August 08, 2018

Tawana Brawley

Tawana Brawley

Source: Wikimedia Commons

On the other hand, if you are one of the few bad people who are familiar with Tom Wolfe’s theme of the “hunt for the Great White Defendant”—the observation that everybody is so bored with the endless supply of nonwhite criminals that they would love to boost their careers by reeling in a high-status white villain, like you see on all the TV shows—then it’s easier to remember Tawana Brawley.

In the history of The New York Times, the phrase “Great White Defendant” has appeared about five times, including one online comment from me. Thus, it’s not a concept that exists in the mental toolbox of the average Times reader, or even Times writer.

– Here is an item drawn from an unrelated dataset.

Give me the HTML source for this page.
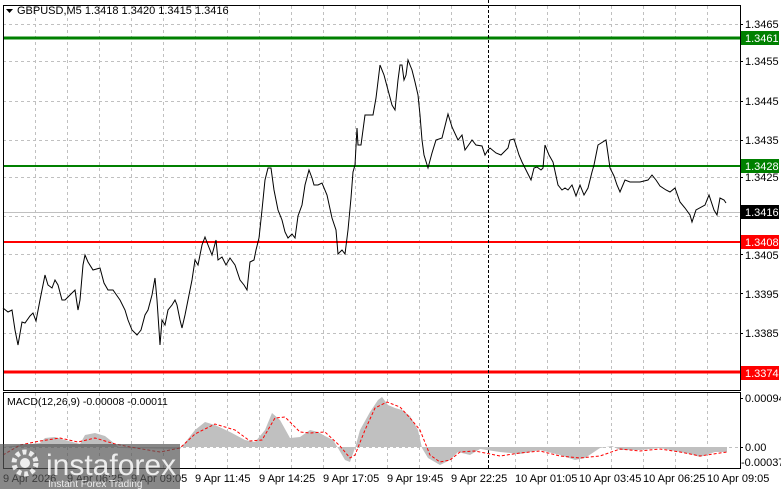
<!DOCTYPE html>
<html><head><meta charset="utf-8"><style>
html,body{margin:0;padding:0;background:#fff;}
svg{display:block;font-family:"Liberation Sans","DejaVu Sans",sans-serif;}
</style></head><body>
<svg width="781" height="489" viewBox="0 0 781 489" xmlns="http://www.w3.org/2000/svg">
<rect width="781" height="489" fill="#fff"/>
<g stroke="#c0c0c0" stroke-dasharray="3,3" stroke-width="1">
<path d="M35.5 6V390M67.5 6V390M99.5 6V390M131.5 6V390M163.5 6V390M195.5 6V390M227.5 6V390M259.5 6V390M291.5 6V390M323.5 6V390M355.5 6V390M387.5 6V390M419.5 6V390M451.5 6V390M515.5 6V390M547.5 6V390M579.5 6V390M611.5 6V390M643.5 6V390M675.5 6V390M707.5 6V390"/>
<path d="M35.5 393V468M67.5 393V468M99.5 393V468M131.5 393V468M163.5 393V468M195.5 393V468M227.5 393V468M259.5 393V468M291.5 393V468M323.5 393V468M355.5 393V468M387.5 393V468M419.5 393V468M451.5 393V468M515.5 393V468M547.5 393V468M579.5 393V468M611.5 393V468M643.5 393V468M675.5 393V468M707.5 393V468"/>
<path d="M3 24.5H740M3 61.5H740M3 101.5H740M3 140.5H740M3 177.5H740M3 216.5H740M3 254.5H740M3 293.5H740M3 333.5H740"/>
<path d="M3 447.5H740"/>
</g>
<line x1="3" y1="212.5" x2="740" y2="212.5" stroke="#c0c0c0"/>
<line x1="3" y1="38" x2="740" y2="38" stroke="#008000" stroke-width="3"/>
<line x1="3" y1="166" x2="740" y2="166" stroke="#008000" stroke-width="2"/>
<line x1="3" y1="242" x2="740" y2="242" stroke="#ff0000" stroke-width="2"/>
<line x1="3" y1="372" x2="740" y2="372" stroke="#ff0000" stroke-width="3"/>
<line x1="488.5" y1="0" x2="488.5" y2="468" stroke="#000" stroke-dasharray="3,2"/>
<polyline fill="none" stroke="#000" stroke-width="1" points="3,308 8,312 12,310 15,330 18,345 22,322 25,323 30,316 33,313 36,321 40,300 45,275 48,285 52,288 55,280 58,285 62,300 65,300 70,295 75,290 78,310 80,300 83,265 85,255 88,262 93,270 100,268 104,283 108,290 113,290 120,300 125,310 128,320 132,330 137,335 141,330 145,315 148,310 152,295 155,278 157,300 160,345 162,320 165,325 168,310 172,305 175,300 177,305 180,320 182,328 185,315 188,300 192,280 195,260 198,265 202,245 205,237 208,245 212,255 216,240 218,260 222,257 226,265 230,258 235,265 240,280 244,285 247,290 250,262 254,260 256,250 259,238 262,210 265,180 268,168 271,168 274,190 278,210 282,220 285,232 288,238 292,234 295,238 298,216 302,205 305,185 309,170 312,178 314,185 318,185 322,183 327,195 332,218 336,230 338,254 342,250 345,254 348,230 351,198 353,172 355,165 357,128 358,145 361,145 365,115 373,115 376,98 380,65 384,75 388,90 392,105 395,110 398,80 400,65 402,65 404,80 406,75 408,60 410,65 412,70 415,82 418,95 420,115 422,140 424,155 428,168 432,153 436,140 442,138 448,114 452,127 458,140 462,135 465,150 470,143 472,140 476,145 482,146 485,155 488,150 490,148 496,153 501,155 508,148 510,140 514,139 519,155 522,162 527,172 531,180 534,168 537,167 541,170 543,168 545,145 549,155 553,162 558,185 562,190 565,188 568,190 572,185 576,196 580,185 584,195 588,188 592,172 594,165 596,155 598,145 606,140 610,168 614,176 617,185 620,192 625,180 630,182 640,182 648,180 652,175 656,180 660,186 666,190 670,192 675,188 680,202 685,208 690,215 692,222 696,210 705,205 709,195 714,210 717,215 720,198 724,200 726,203"/>
<polygon fill="#c0c0c0" points="3,447 40,443 45,438 55,437 65,440 80,444 85,435 95,433 105,436 115,444 120,448 180,449 195,430 205,422 215,425 230,432 245,440 255,442 265,430 272,413 280,420 290,438 300,437 310,430 318,432 325,436 333,440 338,448 345,460 350,462 355,448 360,430 370,412 378,400 382,397 388,405 395,408 402,410 410,416 418,430 422,448 428,458 440,465 450,460 458,452 470,455 480,449 500,452 520,454 540,450 560,455 575,460 585,458 600,448 612,446 620,450 640,450 660,448 690,454 700,457 715,452 727,452 727,447 3,447"/>
<polyline fill="none" stroke="#ff0000" stroke-dasharray="3,2" points="3,455 20,445 40,441 60,438 78,442 95,438 115,444 130,447 160,452 180,448 195,434 215,424 235,430 250,441 262,440 275,418 285,417 300,432 310,433 325,432 340,446 350,458 355,455 365,430 375,408 387,402 400,407 410,418 420,430 430,455 440,462 450,460 460,452 475,451 500,456 520,453 540,451 560,456 580,458 600,456 620,449 640,451 660,449 680,452 700,456 720,453 727,452"/>
<rect x="3.5" y="5.5" width="737" height="385" fill="none" stroke="#000"/>
<rect x="3.5" y="392.5" width="737" height="76" fill="none" stroke="#000"/>
<g font-size="11" fill="#000">
<text x="745" y="28">1.3465</text>
<text x="745" y="65">1.3455</text>
<text x="745" y="105">1.3445</text>
<text x="745" y="144">1.3435</text>
<text x="745" y="181">1.3425</text>
<text x="745" y="259">1.3405</text>
<text x="745" y="298">1.3395</text>
<text x="745" y="337">1.3385</text>
<text x="745" y="402">0.00094</text>
<text x="745" y="451">0.00</text>
<text x="741" y="466">-0.00037</text>
</g>
<g stroke="#000"><path d="M740 24.5h3M740 61.5h3M740 101.5h3M740 140.5h3M740 177.5h3M740 216.5h3M740 254.5h3M740 293.5h3M740 333.5h3M740 398.5h3M740 447.5h3"/></g>
<rect x="741" y="31" width="38" height="14" fill="#008000"/><text x="745" y="42" font-size="11" fill="#fff">1.3461</text>
<rect x="741" y="159" width="38" height="14" fill="#008000"/><text x="745" y="170" font-size="11" fill="#fff">1.3428</text>
<rect x="741" y="205" width="38" height="14" fill="#000"/><text x="745" y="216" font-size="11" fill="#fff">1.3416</text>
<rect x="741" y="235" width="38" height="14" fill="#ff0000"/><text x="745" y="246" font-size="11" fill="#fff">1.3408</text>
<rect x="741" y="366" width="38" height="14" fill="#ff0000"/><text x="745" y="377" font-size="11" fill="#fff">1.3374</text>
<path d="M6 9h7l-3.5 4z" fill="#000"/>
<text x="17" y="14" font-size="11" fill="#000">GBPUSD,M5  1.3418 1.3420 1.3415 1.3416</text>
<text x="7" y="405" font-size="10.5" fill="#000">MACD(12,26,9) -0.00008 -0.00011</text>
<g font-size="11" fill="#000">
<text x="3" y="482">9 Apr 2026</text>
<text x="67" y="482">9 Apr 06:25</text>
<text x="131" y="482">9 Apr 09:05</text>
<text x="195" y="482">9 Apr 11:45</text>
<text x="259" y="482">9 Apr 14:25</text>
<text x="323" y="482">9 Apr 17:05</text>
<text x="387" y="482">9 Apr 19:45</text>
<text x="451" y="482">9 Apr 22:25</text>
<text x="515" y="482">10 Apr 01:05</text>
<text x="579" y="482">10 Apr 03:45</text>
<text x="643" y="482">10 Apr 06:25</text>
<text x="707" y="482">10 Apr 09:05</text>
</g>
<rect x="0" y="444" width="180" height="45" fill="#555" fill-opacity="0.7"/>
<circle cx="25" cy="463" r="11" fill="none" stroke="#fff" stroke-width="5" stroke-dasharray="4,3" opacity="0.85"/>
<circle cx="25" cy="463" r="5" fill="#fff" opacity="0.85"/>
<text x="46" y="475" font-size="30" fill="#fff" fill-opacity="0.85">instaforex</text>
<text x="48" y="487" font-size="10" fill="#fff" fill-opacity="0.85">Instant Forex Trading</text>
</svg>
</body></html>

The absence of this idea makes it much harder to notice how often the press goes crazy hunting for Great White Defendants who turn out to be not guilty, such as Ferguson policeman Darren Wilson, or nonwhite, such as George Zimmerman, or nonexistent, such as cruelly handsome UVA frat-boy rapist Haven Monahan.

Not surprisingly, the name “Haven Monahan” has never appeared in the Times. Nor has the last name of the coed who catfished him up, Jackie Coakley. The full story is hilariously memorable, so the NYT has suppressed it to make Rolling Stone’s shame seem like a dull tale of methodological shortcuts.

Amusingly, the newest member of the Times’ editorial board, Sarah Jeong, was a true believer in the Rolling Stone campus rape hoax, even after Rolling Stone walked it back. Jeong blogged:

The more I see these “inconsistencies” and “discrepancies” touted as evidence of falsehood, the more convinced I am that Jackie is not lying.

Jeong even continued to have faith in the 2006 Duke lacrosse rape hoax years after the local district attorney had been disbarred for his misconduct in framing those Great White Defendants. (The phrase “Duke lacrosse” has been mentioned in the Times 25 times in the current decade, which isn’t too shabby, but is hardly “Emmett Till.”)

But Jeong’s credulity at falling for hate hoaxes is hardly surprising when you notice that the Times has never printed the phrase “hate hoax.” It has used “hate crime hoax” only once (in reference to last year’s Air Force Academy fiasco).

Now, you know and I know that hate hoaxes have been common in the newspapers at least since Tawana Brawley. But we possess the phrase “hate hoax” for this recurrent phenomenon so it’s easy for us to recognize the many new hate hoaxes that come along.

But many people are cognitively unarmed for noticing this pattern. How would an intellectual conformist like Sarah Jeong learn that hate hoaxes are even a thing? Would any of her tenured Harvard Law School professors have dared mention their existence in a lecture? And she’s definitely never read the phrase in The New York Times.

No, for poor Sarah these are just random but fascinating news stories about hateful yet sexy white male rapists who can’t control their vile but arousing lusts.

Granted, Sarah’s favorite kind of news story/rape fantasy often proves disappointingly ill-founded in fact. But she has no conceptual category labeling why she is so often fooled.

Would it help her to have a better-equipped mind?

Personally, I subscribe to the motto of Faber College in Animal House: Knowledge Is Good.

Yet considering how successful young Sarah’s career at The New York Times has been without her knowing much that could cause her trouble, perhaps she knows best: Ignorance is bliss for today’s careerists.